=== Exercise instructions ===
Retype all of the listing exactly, passing over any picture you find.

=== Data shown ===
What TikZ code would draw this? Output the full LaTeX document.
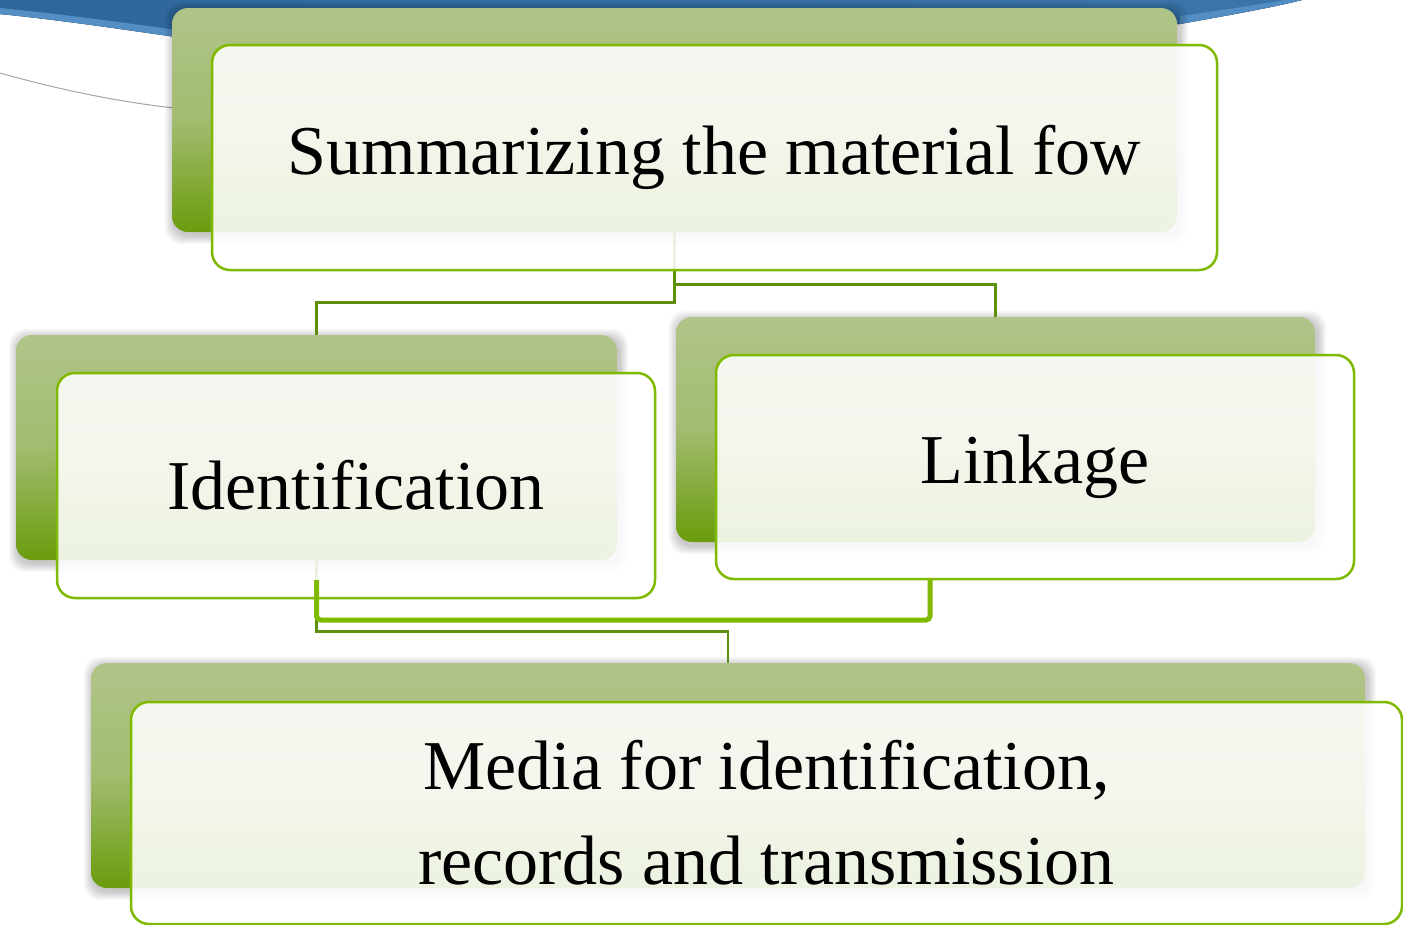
\documentclass[tikz,border=0pt]{standalone}
\usepackage{fontspec}
\setmainfont{Liberation Serif}
\definecolor{bord}{HTML}{7FBA00}
\definecolor{dconn}{HTML}{5E8F0C}
\definecolor{gtop}{HTML}{B0C489}
\definecolor{gbot}{HTML}{6A9C0C}
\definecolor{bluedark}{HTML}{2F6699}
\definecolor{bluelight}{HTML}{5C98CF}
\tikzset{
  backbox/.style={rectangle, rounded corners=16pt, top color=gtop, bottom color=gbot, middle color=gtop!80!gbot, draw=none, inner sep=0pt},
  frontbox/.style={rectangle, rounded corners=18pt, draw=bord, line width=2.5pt, fill=white, fill opacity=0.88, text opacity=1, text=black, align=center, inner sep=0pt, font=\fontsize{70}{95}\selectfont},
  thinconn/.style={draw=dconn, line width=2.6pt},
  thickconn/.style={draw=bord, line width=5pt, rounded corners=4pt},
}
\newcommand{\mysoftshadow}[1]{%
  \foreach \i in {1,...,9}{%
    \fill[black, opacity=0.022, rounded corners=16pt]
      ([shift={(-\i pt+2pt,\i pt-3pt)}]#1.north west) rectangle ([shift={(\i pt+2pt,-\i pt-3pt)}]#1.south east);
  }%
}
\begin{document}
\begin{tikzpicture}[x=1pt,y=-1pt]
\useasboundingbox (0,0) rectangle (1403,924);
\fill[white] (0,0) rectangle (1403,924);
% blue swoosh
\fill[left color=bluedark, right color=bluedark!70!bluelight] (0,0) -- (0,14) .. controls (60,20) and (120,29) .. (176,37) -- (1180,24) .. controls (1230,15) and (1270,8) .. (1302,0) -- cycle;
\fill[bluelight, opacity=0.8] (0,8) .. controls (60,14) and (120,22) .. (176,30) -- (176,37) .. controls (120,29) and (60,20) .. (0,14) -- cycle;
\fill[bluelight, opacity=0.7] (1180,16) .. controls (1230,9) and (1262,4) .. (1285,0) -- (1302,0) .. controls (1270,8) and (1230,15) .. (1180,24) -- cycle;
\draw[gray!70, line width=1pt] (0,73) .. controls (60,90) and (120,102) .. (174,108);

% back-box positions (shadows drawn first)
\path (674.5,120) node[minimum width=1005pt, minimum height=224pt, inner sep=0pt] (sTop) {}
      (316.5,447.5) node[minimum width=601pt, minimum height=225pt, inner sep=0pt] (sLeft) {}
      (995.5,429.5) node[minimum width=639pt, minimum height=225pt, inner sep=0pt] (sRight) {}
      (728,775.5) node[minimum width=1274pt, minimum height=225pt, inner sep=0pt] (sBot) {};
\mysoftshadow{sTop}
\mysoftshadow{sLeft}
\mysoftshadow{sRight}
\mysoftshadow{sBot}

% back boxes
\node[backbox, minimum width=1005pt, minimum height=224pt] (topB) at (674.5,120) {};
\node[backbox, minimum width=601pt, minimum height=225pt] (leftB) at (316.5,447.5) {};
\node[backbox, minimum width=639pt, minimum height=225pt] (rightB) at (995.5,429.5) {};
\node[backbox, minimum width=1274pt, minimum height=225pt] (botB) at (728,775.5) {};

% connectors (thin)
\draw[thinconn] (topB.south) -- ++(0,70) -| (leftB.north);
\draw[thinconn] (topB.south) -- ++(0,52) -| (rightB.north);
\draw[thinconn] (leftB.south) -- ++(0,71) -| (botB.north);

% front boxes
\node[frontbox, minimum width=1005pt, minimum height=225pt] (topF) at (714.5,157.5) {Summarizing the material fow};
\node[frontbox, minimum width=598pt, minimum height=225pt] (leftF) at (356,485.5) {Identification};
\node[frontbox, minimum width=638pt, minimum height=224pt] (rightF) at (1035,467) {Linkage};
\node[frontbox, minimum width=1271pt, minimum height=222pt] (botF) at (766.5,813) {Media for identification,\\records and transmission};

% thick connector
\coordinate (tk1) at (316.5,580);
\coordinate (tk2) at (930,580);
\draw[thickconn] (tk1) -- ++(0,40) -| (tk2);
\end{tikzpicture}
\end{document}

=== Complete response ===
What TikZ code would draw this? Output the full LaTeX document.
\documentclass[tikz,border=0pt]{standalone}
\usepackage{fontspec}
\setmainfont{Liberation Serif}
\definecolor{bord}{HTML}{7FBA00}
\definecolor{dconn}{HTML}{5E8F0C}
\definecolor{gtop}{HTML}{B0C489}
\definecolor{gbot}{HTML}{6A9C0C}
\definecolor{bluedark}{HTML}{2F6699}
\definecolor{bluelight}{HTML}{5C98CF}
\tikzset{
  backbox/.style={rectangle, rounded corners=16pt, top color=gtop, bottom color=gbot, middle color=gtop!80!gbot, draw=none, inner sep=0pt},
  frontbox/.style={rectangle, rounded corners=18pt, draw=bord, line width=2.5pt, fill=white, fill opacity=0.88, text opacity=1, text=black, align=center, inner sep=0pt, font=\fontsize{70}{95}\selectfont},
  thinconn/.style={draw=dconn, line width=2.6pt},
  thickconn/.style={draw=bord, line width=5pt, rounded corners=4pt},
}
\newcommand{\mysoftshadow}[1]{%
  \foreach \i in {1,...,9}{%
    \fill[black, opacity=0.022, rounded corners=16pt]
      ([shift={(-\i pt+2pt,\i pt-3pt)}]#1.north west) rectangle ([shift={(\i pt+2pt,-\i pt-3pt)}]#1.south east);
  }%
}
\begin{document}
\begin{tikzpicture}[x=1pt,y=-1pt]
\useasboundingbox (0,0) rectangle (1403,924);
\fill[white] (0,0) rectangle (1403,924);
% blue swoosh
\fill[left color=bluedark, right color=bluedark!70!bluelight] (0,0) -- (0,14) .. controls (60,20) and (120,29) .. (176,37) -- (1180,24) .. controls (1230,15) and (1270,8) .. (1302,0) -- cycle;
\fill[bluelight, opacity=0.8] (0,8) .. controls (60,14) and (120,22) .. (176,30) -- (176,37) .. controls (120,29) and (60,20) .. (0,14) -- cycle;
\fill[bluelight, opacity=0.7] (1180,16) .. controls (1230,9) and (1262,4) .. (1285,0) -- (1302,0) .. controls (1270,8) and (1230,15) .. (1180,24) -- cycle;
\draw[gray!70, line width=1pt] (0,73) .. controls (60,90) and (120,102) .. (174,108);

% back-box positions (shadows drawn first)
\path (674.5,120) node[minimum width=1005pt, minimum height=224pt, inner sep=0pt] (sTop) {}
      (316.5,447.5) node[minimum width=601pt, minimum height=225pt, inner sep=0pt] (sLeft) {}
      (995.5,429.5) node[minimum width=639pt, minimum height=225pt, inner sep=0pt] (sRight) {}
      (728,775.5) node[minimum width=1274pt, minimum height=225pt, inner sep=0pt] (sBot) {};
\mysoftshadow{sTop}
\mysoftshadow{sLeft}
\mysoftshadow{sRight}
\mysoftshadow{sBot}

% back boxes
\node[backbox, minimum width=1005pt, minimum height=224pt] (topB) at (674.5,120) {};
\node[backbox, minimum width=601pt, minimum height=225pt] (leftB) at (316.5,447.5) {};
\node[backbox, minimum width=639pt, minimum height=225pt] (rightB) at (995.5,429.5) {};
\node[backbox, minimum width=1274pt, minimum height=225pt] (botB) at (728,775.5) {};

% connectors (thin)
\draw[thinconn] (topB.south) -- ++(0,70) -| (leftB.north);
\draw[thinconn] (topB.south) -- ++(0,52) -| (rightB.north);
\draw[thinconn] (leftB.south) -- ++(0,71) -| (botB.north);

% front boxes
\node[frontbox, minimum width=1005pt, minimum height=225pt] (topF) at (714.5,157.5) {Summarizing the material fow};
\node[frontbox, minimum width=598pt, minimum height=225pt] (leftF) at (356,485.5) {Identification};
\node[frontbox, minimum width=638pt, minimum height=224pt] (rightF) at (1035,467) {Linkage};
\node[frontbox, minimum width=1271pt, minimum height=222pt] (botF) at (766.5,813) {Media for identification,\\records and transmission};

% thick connector
\coordinate (tk1) at (316.5,580);
\coordinate (tk2) at (930,580);
\draw[thickconn] (tk1) -- ++(0,40) -| (tk2);
\end{tikzpicture}
\end{document}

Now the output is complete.